DATASET SECTION:
────────

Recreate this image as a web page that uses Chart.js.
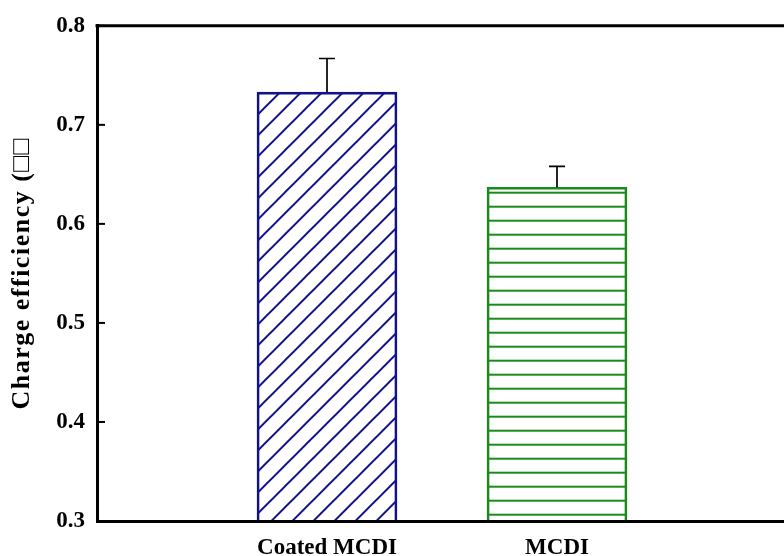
<!DOCTYPE html>
<html><head><meta charset="utf-8">
<script src="https://cdn.jsdelivr.net/npm/chart.js@4/dist/chart.umd.min.js"></script>
<style>html,body{margin:0;padding:0;background:#fff;overflow:hidden;width:784px;height:556px}#wrap{width:800px;height:556px;position:relative}canvas{display:block;width:800px;height:556px}</style>
</head><body>
<div id="wrap"><canvas id="c" width="800" height="556"></canvas></div>
<script>
// ---- data ----
const categories = ['Coated MCDI', 'MCDI'];
const chargeEfficiency = [0.733, 0.637];
const errorPlus = [0.034, 0.021];
const yTickValues = [0.3, 0.4, 0.5, 0.6, 0.7, 0.8];
const yAxisTitle = 'Charge efficiency (\u25A1\u25A1';

const FONT = "'Liberation Serif', 'Times New Roman', serif";
const NAVY = '#12128a';
const GREEN = '#1a8a1a';

function diagPattern(color) {
  const s = 21, c = document.createElement('canvas');
  c.width = s; c.height = s;
  const g = c.getContext('2d');
  g.strokeStyle = color; g.lineWidth = 2;
  for (const k of [15.3 - s, 15.3, 15.3 + s]) {
    g.beginPath(); g.moveTo(-5, k + 5); g.lineTo(k + 5, -5); g.stroke();
  }
  return g.createPattern(c, 'repeat');
}
function hPattern(color) {
  const c = document.createElement('canvas');
  c.width = 14; c.height = 14;
  const g = c.getContext('2d');
  g.strokeStyle = color; g.lineWidth = 2;
  g.beginPath(); g.moveTo(0, 10.7); g.lineTo(14, 10.7); g.stroke();
  return g.createPattern(c, 'repeat');
}

const labels = ['', ...categories, ''];
const values = [null, ...chargeEfficiency, null];
const errs = [null, ...errorPlus, null];

const errorBars = {
  id: 'errorBars',
  afterDatasetsDraw(chart) {
    const ctx = chart.ctx, ys = chart.scales.y;
    const meta = chart.getDatasetMeta(0);
    ctx.save();
    ctx.strokeStyle = '#000'; ctx.lineWidth = 1.7;
    meta.data.forEach((bar, i) => {
      if (values[i] == null) return;
      const top = ys.getPixelForValue(values[i] + errs[i]);
      ctx.beginPath();
      ctx.moveTo(bar.x, bar.y); ctx.lineTo(bar.x, top);
      ctx.moveTo(bar.x - 8, top); ctx.lineTo(bar.x + 8, top);
      ctx.stroke();
    });
    ctx.restore();
  }
};
const frame = {
  id: 'frame',
  beforeDraw(chart) {
    const s = chart.scales.y;
    if (!s._spacedTitle) {
      const orig = s.drawTitle.bind(s);
      s.drawTitle = function () {
        const ctx = chart.ctx;
        ctx.save(); ctx.letterSpacing = '1.5px'; orig(); ctx.restore();
      };
      s._spacedTitle = true;
    }
  },
  afterDraw(chart) {
    const ctx = chart.ctx, a = chart.chartArea, ys = chart.scales.y;
    ctx.save();
    ctx.strokeStyle = '#000';
    ctx.lineWidth = 3;
    ctx.beginPath(); ctx.moveTo(a.left - 1.5, a.top); ctx.lineTo(a.right, a.top); ctx.stroke();
    ctx.lineWidth = 2;
    yTickValues.forEach(v => {
      const y = ys.getPixelForValue(v);
      ctx.beginPath(); ctx.moveTo(a.left, y); ctx.lineTo(a.left + 8, y); ctx.stroke();
    });
    ctx.restore();
  }
};

new Chart(document.getElementById('c'), {
  type: 'bar',
  data: {
    labels: labels,
    datasets: [{
      data: values,
      base: yTickValues[0],
      backgroundColor: [null, diagPattern(NAVY), hPattern(GREEN), null],
      borderColor: ['#000', NAVY, GREEN, '#000'],
      borderWidth: 2,
      barThickness: 140
    }]
  },
  options: {
    responsive: false,
    maintainAspectRatio: false,
    animation: false,
    events: [],
    layout: { padding: { top: 23, right: 8.5, bottom: 0, left: 0 } },
    plugins: { legend: { display: false }, tooltip: { enabled: false } },
    scales: {
      x: {
        type: 'category',
        offset: false,
        grid: { display: false, drawTicks: false },
        border: { display: true, color: '#000', width: 3, z: 1 },
        ticks: {
          autoSkip: false, maxRotation: 0, padding: 13, color: '#000',
          font: { family: FONT, size: 23, weight: 'bold' }
        },
        afterFit(s) { s.height = 35; }
      },
      y: {
        min: yTickValues[0], max: yTickValues[yTickValues.length - 1],
        grid: { display: false, drawTicks: false },
        border: { display: true, color: '#000', width: 3, z: 1 },
        ticks: {
          stepSize: 0.1, padding: 12, color: '#000',
          font: { family: FONT, size: 23, weight: 'bold' },
          callback: v => Number(v).toFixed(1)
        },
        title: {
          display: true, text: yAxisTitle, color: '#000',
          font: { family: FONT, size: 26, weight: 'bold' },
          padding: { top: 7, bottom: 0 }
        },
        afterFit(s) { s.width = 97; }
      }
    }
  },
  plugins: [errorBars, frame]
});
</script>
</body></html>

────────

EXERCISE DESCRIPTION: Quote, please, every line of the material above from its start through the line that has "const errs = [null, ...errorPlus, null];", reproducing the words exactly and dropping any images.

SOLVED PROBLEM:
Recreate this image as a web page that uses Chart.js.
<!DOCTYPE html>
<html><head><meta charset="utf-8">
<script src="https://cdn.jsdelivr.net/npm/chart.js@4/dist/chart.umd.min.js"></script>
<style>html,body{margin:0;padding:0;background:#fff;overflow:hidden;width:784px;height:556px}#wrap{width:800px;height:556px;position:relative}canvas{display:block;width:800px;height:556px}</style>
</head><body>
<div id="wrap"><canvas id="c" width="800" height="556"></canvas></div>
<script>
// ---- data ----
const categories = ['Coated MCDI', 'MCDI'];
const chargeEfficiency = [0.733, 0.637];
const errorPlus = [0.034, 0.021];
const yTickValues = [0.3, 0.4, 0.5, 0.6, 0.7, 0.8];
const yAxisTitle = 'Charge efficiency (\u25A1\u25A1';

const FONT = "'Liberation Serif', 'Times New Roman', serif";
const NAVY = '#12128a';
const GREEN = '#1a8a1a';

function diagPattern(color) {
  const s = 21, c = document.createElement('canvas');
  c.width = s; c.height = s;
  const g = c.getContext('2d');
  g.strokeStyle = color; g.lineWidth = 2;
  for (const k of [15.3 - s, 15.3, 15.3 + s]) {
    g.beginPath(); g.moveTo(-5, k + 5); g.lineTo(k + 5, -5); g.stroke();
  }
  return g.createPattern(c, 'repeat');
}
function hPattern(color) {
  const c = document.createElement('canvas');
  c.width = 14; c.height = 14;
  const g = c.getContext('2d');
  g.strokeStyle = color; g.lineWidth = 2;
  g.beginPath(); g.moveTo(0, 10.7); g.lineTo(14, 10.7); g.stroke();
  return g.createPattern(c, 'repeat');
}

const labels = ['', ...categories, ''];
const values = [null, ...chargeEfficiency, null];
const errs = [null, ...errorPlus, null];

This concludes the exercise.